The industrial revolution and consequential city development focused on building things really quick but longevity or sustainability was not much of a consideration. It suited the time of global poverty and wars and post-war development.


Machines suddenly became the baseline for human productivity. Speed and hours of working became really important. If human beings cannot be fast and efficient, then their job gets automated. In a way, humans have been competing with machines for survival in the workplace, for a century now!


Coming to the age of AI, as long as the machine is slightly better or almost as productive as human beings, your work will be automated. And the speed at which these virtual machines will be built and used will be far greater than how it happened with physical machines. There’s no point in competing in terms of industry standards of productivity anymore.

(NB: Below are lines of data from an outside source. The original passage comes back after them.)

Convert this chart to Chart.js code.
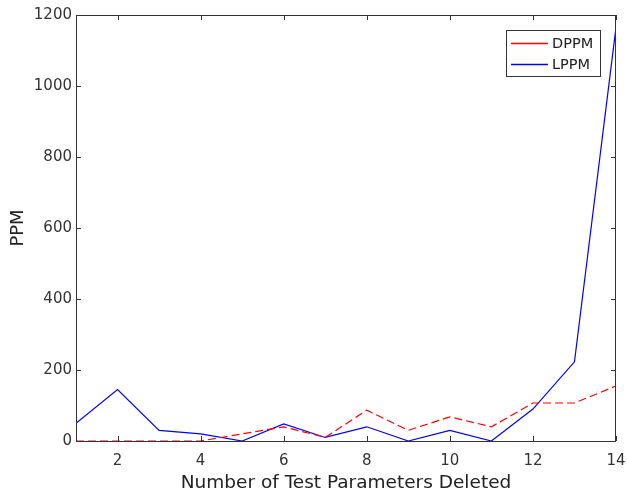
<!DOCTYPE html>
<html lang="en">
  <head>
    <meta charset="UTF-8" />
    <title>PPM vs parameters deleted</title>
    <script src="https://cdn.jsdelivr.net/npm/chart.js"></script>
    <style>
      html, body { margin: 0; padding: 0; background: #fff; }
      #wrap { width: 627px; height: 494px; }
    </style>
  </head>
  <body>
    <div id="wrap"><canvas id="ppmChart" width="627" height="494"></canvas></div>

    <script>
      // data
      const deleted = [1, 2, 3, 4, 5, 6, 7, 8, 9, 10, 11, 12, 13, 14];
      const dppm = [0, 0, 0, 0, 20, 40, 10, 87, 30, 68, 40, 107, 107, 155];
      const lppm = [50, 145, 30, 20, 0, 48, 10, 40, 0, 30, 0, 90, 223, 1165];
      const xTicks = [2, 4, 6, 8, 10, 12, 14];
      const yTicks = [0, 200, 400, 600, 800, 1000, 1200];

      const toPts = (ys) => deleted.map((x, i) => ({ x: x, y: ys[i] }));

      // box round the plot, ticks pointing inwards, legend in the corner
      const framePlugin = {
        id: "frame",
        afterDraw(chart) {
          const { ctx, chartArea: a, scales } = chart;
          ctx.save();
          ctx.strokeStyle = "#333";
          ctx.lineWidth = 1;
          ctx.strokeRect(a.left + 0.5, a.top + 0.5, a.right - a.left - 1, a.bottom - a.top);
          ctx.beginPath();
          xTicks.forEach((v) => {
            const px = Math.round(scales.x.getPixelForValue(v)) + 0.5;
            ctx.moveTo(px, a.bottom); ctx.lineTo(px, a.bottom - 5);
            ctx.moveTo(px, a.top); ctx.lineTo(px, a.top + 5);
          });
          yTicks.forEach((v) => {
            const py = Math.round(scales.y.getPixelForValue(v)) + 0.5;
            ctx.moveTo(a.left, py); ctx.lineTo(a.left + 5, py);
            ctx.moveTo(a.right, py); ctx.lineTo(a.right - 5, py);
          });
          ctx.stroke();

          // legend
          const lx = 506, ly = 30, lw = 94, lh = 46;
          ctx.fillStyle = "#fff";
          ctx.fillRect(lx, ly, lw, lh);
          ctx.strokeStyle = "#333";
          ctx.strokeRect(lx + 0.5, ly + 0.5, lw, lh);
          ctx.font = "14.5px 'DejaVu Sans'";
          ctx.textBaseline = "middle";
          chart.data.datasets.forEach((ds, i) => {
            const y = ly + 13 + i * 21;
            ctx.strokeStyle = ds.borderColor;
            ctx.lineWidth = 1.3;
            ctx.beginPath();
            ctx.moveTo(lx + 5, y + 0.5); ctx.lineTo(lx + 42, y + 0.5);
            ctx.stroke();
            ctx.fillStyle = "#222";
            ctx.fillText(ds.label, lx + 46, y + 1);
          });
          ctx.restore();
        },
      };

      const ctx = document.getElementById("ppmChart").getContext("2d");
      const ppmChart = new Chart(ctx, {
        type: "line",
        data: {
          datasets: [
            {
              label: "DPPM",
              data: toPts(dppm),
              borderColor: "#ff0000",
              borderWidth: 1.2,
              borderDash: [8, 4],
              pointRadius: 0,
              tension: 0,
            },
            {
              label: "LPPM",
              data: toPts(lppm),
              borderColor: "#0000ff",
              borderWidth: 1.2,
              pointRadius: 0,
              tension: 0,
            },
          ],
        },
        options: {
          responsive: false,
          animation: false,
          layout: { padding: { left: 0, right: 11, top: 15, bottom: 0 } },
          plugins: {
            legend: { display: false },
            tooltip: { enabled: false },
          },
          scales: {
            x: {
              type: "linear",
              min: 1,
              max: 14,
              afterBuildTicks: (s) => { s.ticks = xTicks.map((v) => ({ value: v })); },
              afterFit: (s) => {
                s.height = 53;
                s.paddingLeft = 0;
                s.paddingRight = 0;
              },
              grid: { display: false, tickLength: 0 },
              border: { display: false },
              ticks: {
                color: "#333",
                font: { family: "DejaVu Sans", size: 15 },
                padding: 11,
                maxRotation: 0,
              },
              title: {
                display: true,
                text: "Number of Test Parameters Deleted",
                color: "#222",
                font: { family: "DejaVu Sans", size: 18.5 },
                padding: { top: 2, bottom: 0 },
              },
            },
            y: {
              min: 0,
              max: 1200,
              afterBuildTicks: (s) => { s.ticks = yTicks.map((v) => ({ value: v })); },
              afterFit: (s) => {
                s.width = 76;
                s.paddingTop = 0;
                s.paddingBottom = 0;
              },
              grid: { display: false, tickLength: 0 },
              border: { display: false },
              ticks: {
                color: "#333",
                font: { family: "DejaVu Sans", size: 15 },
                padding: 4,
                callback: (v) => String(v),
              },
              title: {
                display: true,
                text: "PPM",
                color: "#222",
                font: { family: "DejaVu Sans", size: 18 },
                padding: { top: 8, bottom: 0 },
              },
            },
          },
        },
        plugins: [framePlugin],
      });
    </script>
  </body>
</html>
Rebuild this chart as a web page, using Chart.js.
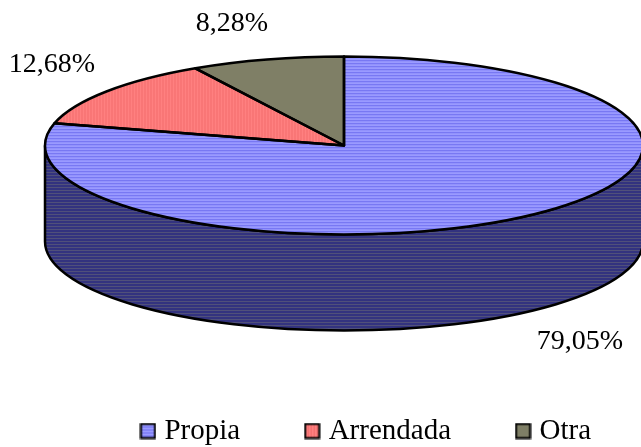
<!DOCTYPE html>
<html>
<head>
<meta charset="utf-8">
<title>Propia / Arrendada / Otra</title>
<style>
  html, body { margin: 0; padding: 0; background: #fff; }
  canvas { display: block; }
</style>
</head>
<body>
<canvas id="pie" width="641" height="447"></canvas>
<script src="https://cdn.jsdelivr.net/npm/chart.js@4/dist/chart.umd.min.js"></script>
<script>
/* ── DATA ──────────────────────────────────────────────── */
const categories = ['Propia', 'Arrendada', 'Otra'];
const shares = [79.05, 12.68, 8.28];

/* ── LOOK ──────────────────────────────────────────────── */
const FONT = '"Liberation Serif", serif';
const CX = 344, CY = 145.5, RX = 299, RY = 89, DEPTH = 96;
const FLATTEN = RY / RX;
const labelCentres = [[580, 342], [52, 65], [232, 24]];
const LEGEND_PADDING = 70, LEGEND_SHIFT = 48, LEGEND_MID_Y = 431;

/* small repeating tiles for the hatch fills */
function tile(w, h, paint) {
    const c = document.createElement('canvas');
    c.width = w; c.height = h;
    paint(c.getContext('2d'));
    return c;
}
function stripesH(a, b) {
    return tile(1, 3, g => { g.fillStyle = a; g.fillRect(0, 0, 1, 3); g.fillStyle = b; g.fillRect(0, 1, 1, 1); });
}
function stripesV(a, b) {
    return tile(3, 1, g => { g.fillStyle = a; g.fillRect(0, 0, 3, 1); g.fillStyle = b; g.fillRect(1, 0, 1, 1); });
}
function checks(a, b) {
    return tile(2, 2, g => {
        g.fillStyle = a; g.fillRect(0, 0, 2, 2);
        g.fillStyle = b; g.fillRect(0, 0, 1, 1); g.fillRect(1, 1, 1, 1);
    });
}
const tiles = [stripesH('#9a9aff', '#7070f0'), stripesV('#ff8080', '#f26c6c'), checks('#8c8c70', '#73735c')];
const wallTile = stripesH('#33337f', '#50507a');

const ctx = document.getElementById('pie').getContext('2d');

/* patterns get stretched back so they survive the flatten transform */
const fills = tiles.map(t => {
    const p = ctx.createPattern(t, 'repeat');
    p.setTransform(new DOMMatrix().scale(1, 1 / FLATTEN));
    return p;
});

function swatch(t) {
    return tile(17, 17, g => {
        g.fillStyle = g.createPattern(t, 'repeat');
        g.fillRect(1, 1, 15, 15);
        g.strokeStyle = '#000';
        g.lineWidth = 2;
        g.strokeRect(1.5, 1.5, 14, 14);
    });
}

/* ── 3D PIE PLUGIN ─────────────────────────────────────── */
function flatten(c, arc) {
    c.translate(CX, CY);
    c.scale(1, FLATTEN);
    c.translate(-arc.x, -arc.y);
}

const pie3d = {
    id: 'pie3d',
    afterLayout(chart) {
        // legend sits off-centre and close to the bottom edge
        const legend = chart.legend;
        legend.left += LEGEND_SHIFT;
        legend.right += LEGEND_SHIFT;
        legend.top = LEGEND_MID_Y - LEGEND_PADDING - legend.options.labels.font.size / 2;
    },
    beforeDatasetsDraw(chart) {
        const c = chart.ctx;
        const arc = chart.getDatasetMeta(0).data[0];
        const drop = DEPTH / FLATTEN;
        // side wall, only the front half shows
        c.save();
        flatten(c, arc);
        c.beginPath();
        c.arc(arc.x, arc.y, arc.outerRadius, 0, Math.PI);
        c.arc(arc.x, arc.y + drop, arc.outerRadius, Math.PI, 0, true);
        c.closePath();
        c.restore();
        c.fillStyle = c.createPattern(wallTile, 'repeat');
        c.fill();
        c.strokeStyle = '#000';
        c.lineWidth = 2.5;
        c.stroke();
        // flatten the slices the library is about to draw
        c.save();
        flatten(c, arc);
    },
    afterDatasetsDraw(chart) {
        const c = chart.ctx;
        c.restore();
        // outlines are built flattened but stroked unflattened, keeps the line even
        chart.getDatasetMeta(0).data.forEach(arc => {
            c.save();
            flatten(c, arc);
            c.beginPath();
            c.moveTo(arc.x, arc.y);
            c.arc(arc.x, arc.y, arc.outerRadius, arc.startAngle, arc.endAngle);
            c.closePath();
            c.restore();
            c.strokeStyle = '#000';
            c.lineWidth = 2.5;
            c.lineJoin = 'round';
            c.stroke();
        });
        // percent labels
        c.save();
        c.fillStyle = '#000';
        c.font = '28px ' + FONT;
        c.textAlign = 'center';
        c.textBaseline = 'middle';
        shares.forEach((v, i) => {
            c.fillText(v.toFixed(2).replace('.', ',') + '%', labelCentres[i][0], labelCentres[i][1]);
        });
        c.restore();
    },
};

/* ── CHART ─────────────────────────────────────────────── */
new Chart(ctx, {
    type: 'pie',
    data: {
        labels: categories,
        datasets: [{
            data: shares,
            backgroundColor: fills,
            borderWidth: 0,
            radius: RX,
            clip: false,
        }],
    },
    options: {
        responsive: false,
        animation: false,
        plugins: {
            tooltip: { enabled: false },
            legend: {
                position: 'bottom',
                labels: {
                    font: { family: FONT, size: 29 },
                    color: '#000',
                    usePointStyle: true,
                    pointStyleWidth: 4,
                    boxHeight: 16,
                    padding: LEGEND_PADDING,
                    generateLabels: chart => chart.data.labels.map((text, i) => ({
                        text,
                        index: i,
                        hidden: false,
                        pointStyle: swatch(tiles[i]),
                    })),
                },
            },
        },
    },
    plugins: [pie3d],
});
</script>
</body>
</html>
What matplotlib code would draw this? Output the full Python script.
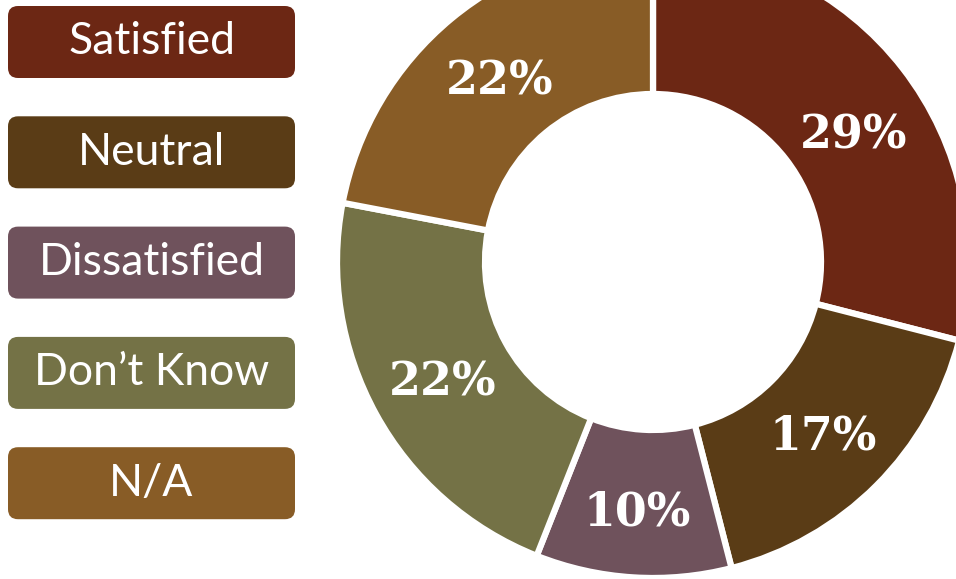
import numpy as np
import matplotlib.pyplot as plt
from matplotlib.patches import FancyBboxPatch

# survey answers, clockwise from 12 o'clock
categories = ["Satisfied", "Neutral", "Dissatisfied", "Don\u2019t Know", "N/A"]
shares = [29, 17, 10, 22, 22]
colors = ["#6C2714", "#5A3C16", "#6F525C", "#747246", "#885C26"]

W, H = 956, 579

# small hand tweaks for the percentage labels: (degrees, extra radius px)
label_nudge = [(-4.5, 0), (0, 0), (0, 6), (0, 0), (0, 0)]


def main():
    fig = plt.figure(figsize=(W / 100, H / 100), dpi=100)
    ax = fig.add_axes([0, 0, 1, 1])

    # donut, in pixel units of the figure
    cx, cy = 653, H - 262
    r_out, r_in = 316, 168
    wedges, _, autotexts = ax.pie(
        shares, colors=colors, startangle=90, counterclock=False,
        center=(cx, cy), radius=r_out,
        autopct='%.0f%%', pctdistance=0.76,
        wedgeprops=dict(width=r_out - r_in, edgecolor="white", linewidth=4.5),
        textprops=dict(color="white", fontsize=33, fontweight="bold",
                       family="DejaVu Serif"))

    for w, t, (dang, dr) in zip(wedges, autotexts, label_nudge):
        ang = np.deg2rad((w.theta1 + w.theta2) / 2 + dang)
        r = 0.76 * r_out + dr
        t.set_position((cx + r * np.cos(ang), cy + r * np.sin(ang)))
        t.set_va("center_baseline")

    # legend as rounded colour boxes on the left
    box_w, box_h = 287, 72
    top0, step = 6, 110.3
    for i, (name, col) in enumerate(zip(categories, colors)):
        top = top0 + i * step
        y0 = H - top - box_h
        ax.add_patch(FancyBboxPatch((8, y0), box_w, box_h,
                                    boxstyle="round,pad=0,rounding_size=10",
                                    facecolor=col, edgecolor="none"))
        ax.text(8 + box_w / 2, y0 + box_h / 2, name, color="white",
                fontsize=32, family="Lato", ha="center", va="center")

    ax.set_xlim(0, W)
    ax.set_ylim(0, H)
    ax.set_aspect("auto")
    ax.axis("off")
    fig.savefig("out.png", dpi=100)


if __name__ == "__main__":
    main()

Our focus should be on intelligence that’s truly unique to us, that cannot be machine produced. Finding big patterns with very little data, connecting dots across domains, understanding what other humans want and need, effective communication, building close-knit communities — these are the ones that cannot be taken away from us. And to perform any of these, the focus cannot be speed. The focus needs to be learning, emotional exploration, deep-diving into self and intuition.


In the future, we will spend a lot of time absorbing data and processing it and very little time to deliver outcomes. We will be the thinking partners for machines to execute.


If you are focusing a lot on the speed of execution or on long working hours, you’ll automatically prioritize less deep things because they can exhaust you sooner. Neither of these will help you in the future when what’s productivity for human beings will not be based on machines. It’ll be based on what humans are truly capable of and extracting that potential.